(August 10, 2016 at 4:06 am)Alex K Wrote: According to what we currently know about the laws of physics, there doesn't seem to be a feasible way to break the speed-of-light barrier.
Quantum Entanglement - if you look at how causality plays out in Quantum Field Theory (that's currently the best experimentally secured description of quantum physics which also takes into account relativity), yes, there's this spooky action at a distance thing. But if you write down the mathematical formula for a communication at superluminal speeds, you find that the spooky particles and the spooky antiparticles exactly cancel each other out and you get zero; It's a famous textbook example, it's in my book as well - nature makes sure that no information can be transported until enough time has passed - as soon as enough time has elapsed, the quantum formula returns a number different from zero and communication is possible. It's the strangest thing, as if the universe had built-in machinery set up to hide superluminal messages from us.

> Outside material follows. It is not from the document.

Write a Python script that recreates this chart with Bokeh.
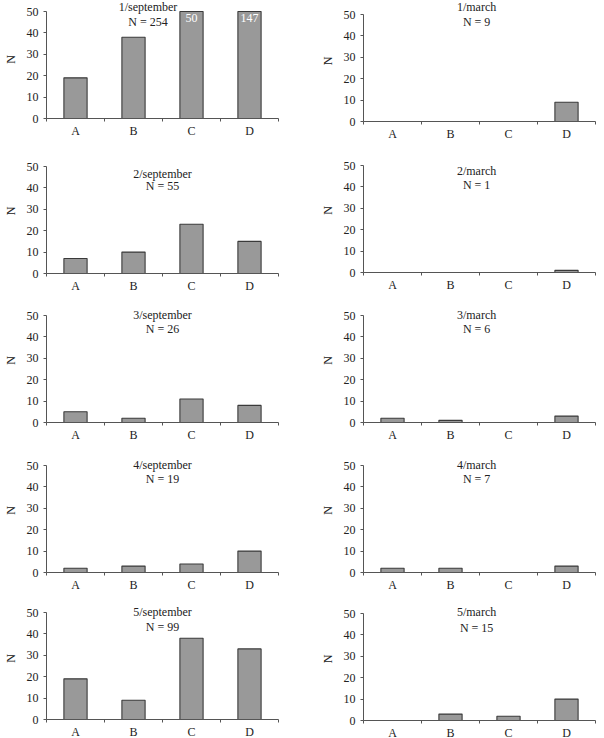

Our only hope would be messing with space-time itself in order to shorten the path to the remote point by changing the geometry or topology of space. If you'd have a (as far as we know inexistent) substance with negative Energy, that would upset the maths of the above calculation, and information could travel faster than light (the recently often-discussed example is the Alcubierre Drive). But my personal opinion from what I've seen is that as soon as this kind of device would actually work, one would unavoidably run into time travel paradoxes. If wormholes in spacetime, connecting distant reaches via a shortcut, would exist, that would work, but it's not clear whether they can be stable and traversible without erasing everything that tries to pass them. So far, we haven't seen one. To make wormholes, one would probably again need this weird negative energy substance to keep them stable.
So my conclusion so far is that it's not completely out of the question that it might one day be feasible if some surprising physics discoveries happen, but so far, not much speaks in favour of the possibility.
Which paradoxes are we talking about here, and what would some possible solutions?